Though I have planned to eat at either one of the pure and guaranteed Chinese or western restaurant, the client initiated to try our local flavour and we asked the manager and the staff around one by one in the food court. As I expected,  our Cantonese noodles used lard oil during the making process, while the icon with a green leaf still mixed with lard in marinating the ingredients into the dumplings in the general Chinese cooking method. Luckily, we were assured by the one of the managers among those restaurants on the dishes using the soy bean oil and he told us he would check all the items we ordered and make sure the chef would not not to put lard on as the last part of cooking.

We then went through a wholesale fruit market where we found the super sweet dragon eyes (US$3/pound) and giant Fuji apples (US$3 each). Followed by the visit in the wet market, clients were so surprised to see the live chicken kept in the cage, while there were also cleaned black chicken displayed inside the shelve.  It might be a little bit weird but not scary, and that might still be the living scenes surviving in some of the local wet markets.

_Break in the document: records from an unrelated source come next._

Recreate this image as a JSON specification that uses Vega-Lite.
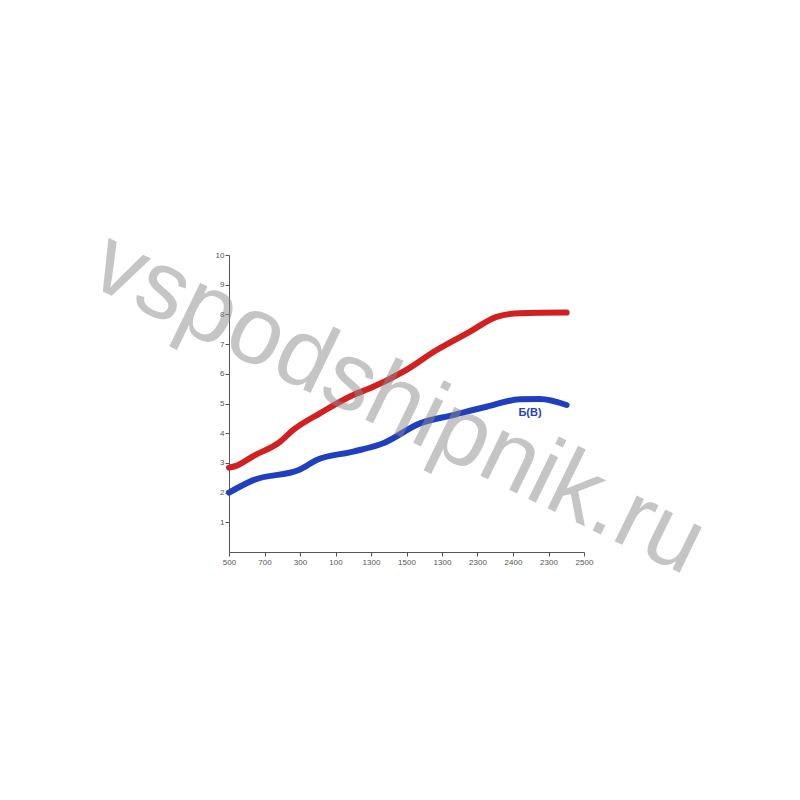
{
  "$schema": "https://vega.github.io/schema/vega-lite/v6.json",
  "autosize": "none",
  "width": 355,
  "height": 297,
  "padding": {"left": 229, "top": 255, "right": 216, "bottom": 248},
  "background": "white",
  "config": {"view": {"stroke": null}},
  "datasets": {
    "lines": [
      {"series": "red", "x": 500, "y": 2.84},
      {"series": "red", "x": 540, "y": 2.9},
      {"series": "red", "x": 637, "y": 3.23},
      {"series": "red", "x": 787, "y": 3.71},
      {"series": "red", "x": 862, "y": 4.11},
      {"series": "red", "x": 1012, "y": 4.67},
      {"series": "red", "x": 1200, "y": 5.29},
      {"series": "red", "x": 1294, "y": 5.51},
      {"series": "red", "x": 1482, "y": 6.07},
      {"series": "red", "x": 1670, "y": 6.8},
      {"series": "red", "x": 1858, "y": 7.42},
      {"series": "red", "x": 2008, "y": 7.92},
      {"series": "red", "x": 2139, "y": 8.04},
      {"series": "red", "x": 2402, "y": 8.06},
      {"series": "blue", "x": 500, "y": 2.0},
      {"series": "blue", "x": 637, "y": 2.42},
      {"series": "blue", "x": 900, "y": 2.78},
      {"series": "blue", "x": 994, "y": 3.1},
      {"series": "blue", "x": 1200, "y": 3.38},
      {"series": "blue", "x": 1369, "y": 3.66},
      {"series": "blue", "x": 1576, "y": 4.33},
      {"series": "blue", "x": 1763, "y": 4.61},
      {"series": "blue", "x": 1951, "y": 4.89},
      {"series": "blue", "x": 2139, "y": 5.14},
      {"series": "blue", "x": 2252, "y": 5.15},
      {"series": "blue", "x": 2402, "y": 4.95}
    ],
    "label": [{"x": 2196, "y": 4.68, "text": "Б(В)"}],
    "watermark": [{"x": 1455, "y": 5.0, "text": "vspodshipnik.ru"}]
  },
  "layer": [
    {
      "data": {"name": "lines"},
      "mark": {"type": "line", "strokeWidth": 6, "strokeCap": "round", "strokeJoin": "round", "interpolate": "monotone"},
      "encoding": {
        "x": {
          "field": "x", "type": "quantitative",
          "scale": {"domain": [500, 2500], "nice": false, "zero": false},
          "axis": {
            "title": null, "grid": false, "tickCount": 50, "values": [500, 700, 900, 1100, 1300, 1500, 1700, 1900, 2100, 2300, 2500],
            "labelExpr": "({'500':'500','700':'700','900':'300','1100':'100','1300':'1300','1500':'1500','1700':'1300','1900':'2300','2100':'2400','2300':'2300','2500':'2500'})[datum.value + '']",
            "labelOverlap": false, "labelFlush": false,
            "domainColor": "#555", "tickColor": "#555", "tickSize": 4, "labelFontSize": 8,
            "labelColor": "#555", "labelFont": "Liberation Sans", "labelPadding": 2
          }
        },
        "y": {
          "field": "y", "type": "quantitative",
          "scale": {"domain": [0, 10], "nice": false},
          "axis": {
            "title": null, "grid": false, "tickCount": 50, "values": [1, 2, 3, 4, 5, 6, 7, 8, 9, 10],
            "format": "d", "labelOverlap": false, "labelFlush": false,
            "domainColor": "#555", "tickColor": "#555", "tickSize": 4, "labelFontSize": 8,
            "labelColor": "#555", "labelFont": "Liberation Sans", "labelPadding": 1
          }
        },
        "color": {
          "field": "series", "type": "nominal",
          "scale": {"domain": ["red", "blue"], "range": ["#d21f1f", "#1f3fc0"]},
          "legend": null
        }
      }
    },
    {
      "data": {"name": "label"},
      "mark": {"type": "text", "font": "Liberation Sans", "fontWeight": "bold", "fontSize": 11, "color": "#1f3fc0"},
      "encoding": {
        "x": {"field": "x", "type": "quantitative"},
        "y": {"field": "y", "type": "quantitative"},
        "text": {"field": "text"}
      }
    },
    {
      "data": {"name": "watermark"},
      "mark": {"type": "text", "font": "Liberation Sans", "fontSize": 96, "angle": 26, "color": "#8c8c8c", "opacity": 0.5, "align": "center", "baseline": "middle"},
      "encoding": {
        "x": {"field": "x", "type": "quantitative"},
        "y": {"field": "y", "type": "quantitative"},
        "text": {"field": "text"}
      }
    }
  ]
}
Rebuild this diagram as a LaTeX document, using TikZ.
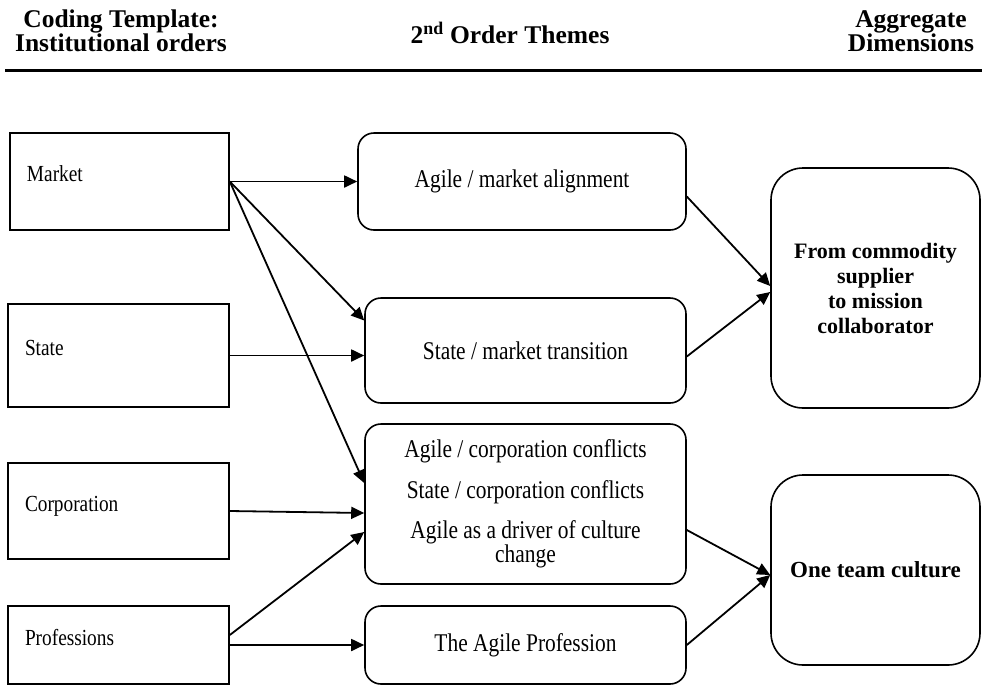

We ended with a stop in the department store where there were five to six consignments on Chinese tea and they bought some flower blossom tea for their girls. A six hour tour, though following the framework again, still offered me the insights in digging something more each time other than simple google hard fact information.  This tour, will also encourage me to study more on the history of the Communist Party of the mainland China and its influence to this little city, as I might be quite emphasizing on the colonial part.  Time to go to…..bookstore.